On 16 March 16 2017 the murder trial ended and the jury returned a guilty verdict. On 26 October 2017, a little over a year after he had first raised the issue, the trial judge gave his ruling, and found the appellant guilty of contempt of court. The judge reviewed the Facebook posts in great detail, including the comments by third parties and responses by the appellant. The judge primarily reasoned that, having regard to the timing of the appellant’s Facebook posts, there was a real risk of prejudice in the substantive trial.

An appeal was made to the Court of Appeal. The central complaint made by Richard Clayton QC for the appellant was that the judge’s finding of contempt was unlawful since the trial process was unfair: the judge failed to properly particularise the allegations against the appellant, failed to inform himself of the facts and evidence necessary to found the charge, and failed to give the appellant the opportunity to give evidence if he so desired.

Sao Hon and Mohammed JJA took the view that there was certain deficiencies in the requisite standard of procedural fairness and identified four main instances in which the appellant suffered palpable prejudice as a result of these gaps in procedural fairness, namely: (i) the failure to identify the specific charges against the appellant, (ii) the absence of a plea from the appellant; (iii) the fact that the appellant was deprived of the opportunity of making submissions; and (iv) the fact that appellant was deprived of the opportunity to adduce contradictory evidence, in particular, that he might have adduced expert evidence that there were the privacy settings in his Facebook profile when the posts were made which might have factored in to his culpability, and/or to the issue of mitigation..

The majority of the Court of Appeal, therefore, overruled the trial judge, reversed the conviction for contempt and refused to order a re-trial.

The appellant argued that there was an international consensus in relation to procedural safeguards in contempt cases, relying on various English authorities such as Balogh v St.
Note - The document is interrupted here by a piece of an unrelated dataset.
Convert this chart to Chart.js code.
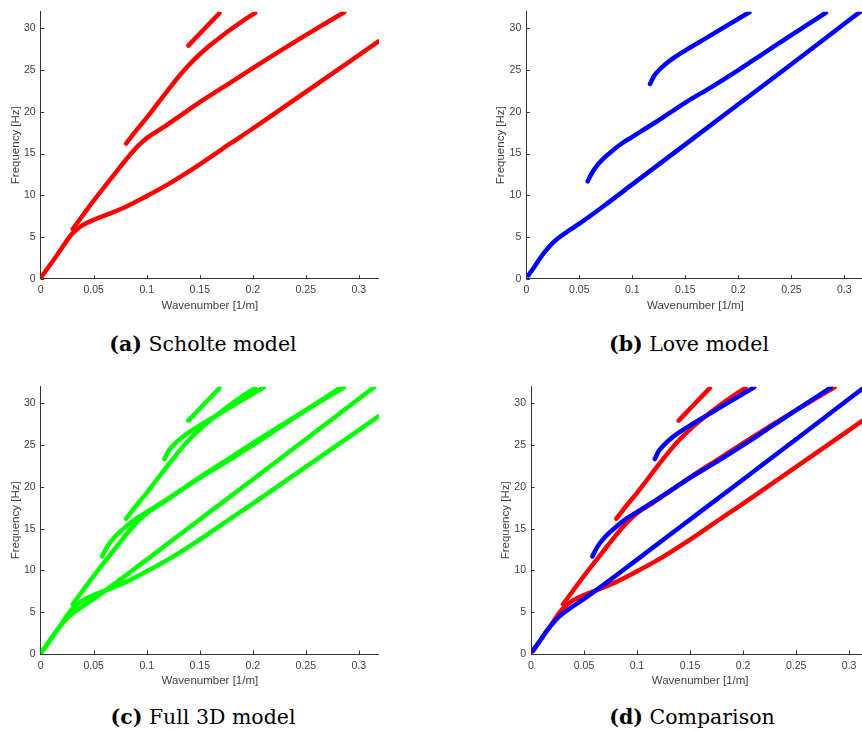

Albans Crown Court [1975] 1 Q.B. 73, , R v Moran (1985) 81 Cr. App. R 51, R v Joseph Griffin (1989) 88 Cr. App. Rep. 63, R v Ras Grant [2010] EWCA Crim 215 and the recent case of in Re: Yaxley-Lennon [2018] 1 W.L.R. 5400, Australian cases like the Supreme Court of Victoria in Mirza Zukanovic v Magistrates’ Court of Victoria (2011] V.S.C. 141 and Canadian Supreme Court decision, United Nurses of Alberta v The Attorney General for Alberta [1992] 1 S.C.R. 901.
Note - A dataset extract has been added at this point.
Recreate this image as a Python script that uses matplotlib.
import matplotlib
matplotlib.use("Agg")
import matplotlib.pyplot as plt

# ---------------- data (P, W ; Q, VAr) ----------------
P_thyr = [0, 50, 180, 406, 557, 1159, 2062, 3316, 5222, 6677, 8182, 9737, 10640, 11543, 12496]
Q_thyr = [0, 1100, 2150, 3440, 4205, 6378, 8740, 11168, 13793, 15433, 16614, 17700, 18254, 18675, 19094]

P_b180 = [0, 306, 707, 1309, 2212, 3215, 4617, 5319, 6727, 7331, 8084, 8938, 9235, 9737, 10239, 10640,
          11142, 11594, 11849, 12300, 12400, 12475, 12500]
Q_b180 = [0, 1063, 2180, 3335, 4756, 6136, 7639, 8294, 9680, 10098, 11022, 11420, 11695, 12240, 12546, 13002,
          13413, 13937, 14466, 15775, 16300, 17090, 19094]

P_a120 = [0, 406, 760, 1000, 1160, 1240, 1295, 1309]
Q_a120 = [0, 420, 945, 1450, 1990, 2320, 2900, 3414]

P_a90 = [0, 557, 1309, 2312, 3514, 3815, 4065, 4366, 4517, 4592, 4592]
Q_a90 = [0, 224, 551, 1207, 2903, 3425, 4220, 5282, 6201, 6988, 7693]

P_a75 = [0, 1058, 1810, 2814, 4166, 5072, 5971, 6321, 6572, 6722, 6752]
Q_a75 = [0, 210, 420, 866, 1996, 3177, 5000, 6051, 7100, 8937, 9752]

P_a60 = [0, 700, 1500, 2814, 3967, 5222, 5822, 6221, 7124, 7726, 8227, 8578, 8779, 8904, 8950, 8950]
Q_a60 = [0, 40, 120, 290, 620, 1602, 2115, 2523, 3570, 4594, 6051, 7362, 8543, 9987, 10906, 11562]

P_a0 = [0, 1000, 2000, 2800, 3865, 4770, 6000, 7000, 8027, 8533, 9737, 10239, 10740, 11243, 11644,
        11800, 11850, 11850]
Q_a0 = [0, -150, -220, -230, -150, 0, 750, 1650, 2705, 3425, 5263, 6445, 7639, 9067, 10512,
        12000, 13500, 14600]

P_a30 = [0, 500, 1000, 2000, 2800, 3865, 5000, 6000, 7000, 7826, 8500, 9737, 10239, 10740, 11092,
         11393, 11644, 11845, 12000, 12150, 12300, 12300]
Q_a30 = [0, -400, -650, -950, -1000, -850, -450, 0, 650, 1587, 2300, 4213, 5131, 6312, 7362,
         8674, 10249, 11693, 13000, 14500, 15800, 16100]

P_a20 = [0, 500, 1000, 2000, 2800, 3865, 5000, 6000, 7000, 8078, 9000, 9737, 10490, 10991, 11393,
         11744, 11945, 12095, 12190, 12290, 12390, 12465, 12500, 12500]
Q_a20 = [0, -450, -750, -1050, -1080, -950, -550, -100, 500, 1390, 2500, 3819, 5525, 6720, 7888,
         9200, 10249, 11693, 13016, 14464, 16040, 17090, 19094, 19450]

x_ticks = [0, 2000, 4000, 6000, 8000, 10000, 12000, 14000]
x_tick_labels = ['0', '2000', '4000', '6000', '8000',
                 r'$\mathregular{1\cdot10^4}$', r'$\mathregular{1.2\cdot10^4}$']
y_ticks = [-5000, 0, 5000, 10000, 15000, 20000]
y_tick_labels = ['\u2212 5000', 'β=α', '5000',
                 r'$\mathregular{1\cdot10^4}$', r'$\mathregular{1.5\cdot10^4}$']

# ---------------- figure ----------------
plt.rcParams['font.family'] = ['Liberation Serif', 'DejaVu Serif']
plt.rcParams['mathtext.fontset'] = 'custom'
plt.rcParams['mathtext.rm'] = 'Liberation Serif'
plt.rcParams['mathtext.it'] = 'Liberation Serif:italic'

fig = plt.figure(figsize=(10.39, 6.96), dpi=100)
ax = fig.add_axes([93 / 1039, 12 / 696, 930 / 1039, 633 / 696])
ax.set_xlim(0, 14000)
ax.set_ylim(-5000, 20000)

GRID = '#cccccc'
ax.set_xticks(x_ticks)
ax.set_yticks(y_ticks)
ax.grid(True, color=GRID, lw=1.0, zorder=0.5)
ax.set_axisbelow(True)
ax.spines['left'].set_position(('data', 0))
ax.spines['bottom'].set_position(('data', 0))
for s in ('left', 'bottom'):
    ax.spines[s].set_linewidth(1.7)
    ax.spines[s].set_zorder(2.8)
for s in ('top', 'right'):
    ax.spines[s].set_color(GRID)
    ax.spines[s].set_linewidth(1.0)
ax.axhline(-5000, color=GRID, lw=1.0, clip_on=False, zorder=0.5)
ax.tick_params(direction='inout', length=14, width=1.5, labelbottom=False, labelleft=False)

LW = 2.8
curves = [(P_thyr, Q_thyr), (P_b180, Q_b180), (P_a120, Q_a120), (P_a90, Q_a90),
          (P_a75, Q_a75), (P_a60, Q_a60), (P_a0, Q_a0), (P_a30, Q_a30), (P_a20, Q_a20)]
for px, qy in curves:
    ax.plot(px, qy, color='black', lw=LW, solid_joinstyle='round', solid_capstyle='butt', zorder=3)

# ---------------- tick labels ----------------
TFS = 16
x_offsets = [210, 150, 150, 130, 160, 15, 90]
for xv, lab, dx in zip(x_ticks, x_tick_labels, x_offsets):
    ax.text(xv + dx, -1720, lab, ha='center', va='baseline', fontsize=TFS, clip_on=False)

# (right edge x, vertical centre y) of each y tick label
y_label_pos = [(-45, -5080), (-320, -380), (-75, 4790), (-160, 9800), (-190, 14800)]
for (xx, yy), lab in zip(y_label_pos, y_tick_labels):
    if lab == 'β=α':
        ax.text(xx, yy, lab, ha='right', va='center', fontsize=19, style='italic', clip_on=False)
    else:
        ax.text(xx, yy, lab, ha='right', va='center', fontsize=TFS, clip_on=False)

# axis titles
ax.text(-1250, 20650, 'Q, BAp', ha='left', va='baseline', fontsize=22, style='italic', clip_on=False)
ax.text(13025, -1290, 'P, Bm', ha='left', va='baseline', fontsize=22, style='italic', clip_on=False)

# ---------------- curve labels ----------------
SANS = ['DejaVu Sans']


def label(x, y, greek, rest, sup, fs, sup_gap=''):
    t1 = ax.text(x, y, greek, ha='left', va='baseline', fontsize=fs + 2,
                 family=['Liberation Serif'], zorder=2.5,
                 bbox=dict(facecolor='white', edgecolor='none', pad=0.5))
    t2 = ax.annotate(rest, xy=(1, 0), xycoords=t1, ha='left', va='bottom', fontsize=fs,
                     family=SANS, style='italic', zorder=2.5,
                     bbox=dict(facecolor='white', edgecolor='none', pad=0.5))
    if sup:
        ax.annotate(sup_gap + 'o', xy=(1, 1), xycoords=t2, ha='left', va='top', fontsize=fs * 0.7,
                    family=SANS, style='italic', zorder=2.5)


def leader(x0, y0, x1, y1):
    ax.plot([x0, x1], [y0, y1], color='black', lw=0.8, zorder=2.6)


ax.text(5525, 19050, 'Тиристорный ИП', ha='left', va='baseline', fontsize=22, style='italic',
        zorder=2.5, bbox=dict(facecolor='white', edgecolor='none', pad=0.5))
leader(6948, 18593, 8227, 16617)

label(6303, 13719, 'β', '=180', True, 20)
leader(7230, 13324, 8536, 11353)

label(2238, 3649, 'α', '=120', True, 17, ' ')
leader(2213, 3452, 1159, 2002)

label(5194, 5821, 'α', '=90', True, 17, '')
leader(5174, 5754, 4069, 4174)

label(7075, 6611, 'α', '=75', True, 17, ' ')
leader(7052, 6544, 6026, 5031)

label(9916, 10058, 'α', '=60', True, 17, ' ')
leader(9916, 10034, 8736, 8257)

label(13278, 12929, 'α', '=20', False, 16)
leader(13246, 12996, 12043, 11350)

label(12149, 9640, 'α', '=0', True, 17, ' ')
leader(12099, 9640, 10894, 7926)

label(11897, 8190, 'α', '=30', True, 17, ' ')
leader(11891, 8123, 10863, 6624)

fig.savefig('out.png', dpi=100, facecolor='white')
  • The majority highlighted certain procedural protections in adjudicating contempt of court cases by summary procedure, the importance they held could not be gainsaid and laid down the following principles of fairness:
  • in contempt proceedings, the decision to try an alleged contemnor summarily should only be taken in order to preserve the integrity of the trial and/or the dignity of the court.
  • The decision to proceed summarily should not be made hastily and it is important in appropriate circumstances to allow time for reflection on the alleged acts.
  • The alleged contemnor should be allowed a reasonable opportunity to properly investigate the circumstances.
  • The alleged contemnor should be given an opportunity to apologise to the Court.
  • The charge must be put to the alleged contemnor and he must understand the charge.
  • The alleged contemnor should be allowed, as the context and the circumstance of the case dictates, the opportunity to obtain legal representation and advice.
  • The alleged contemnor must enter a plea.
  • If the alleged contemnor has pleaded not guilty, he must be afforded the opportunity to present evidence, if he wishes, and to make submissions of fact and of law; and
  • where applicable, if the alleged contemnor is an attorney-at-law, the judge should at least consider the possibility of whether a reference to the Disciplinary Committee of the governing legal body might be a viable option.

Although Narine J.A. gave a dissenting judgment, he agreed with Sao Hon and Mohammed JJA that best practice should include the following:

  • an identification of the specific charge(s) with sufficient particularity so as to inform the contemn or of the case he has to answer;
  • an opportunity to plead to the charge(s); an opportunity to make submissions;
  • an opportunity to give evidence in his defence and to cross-examine witnesses; and an opportunity to apologise to the court for his conduct.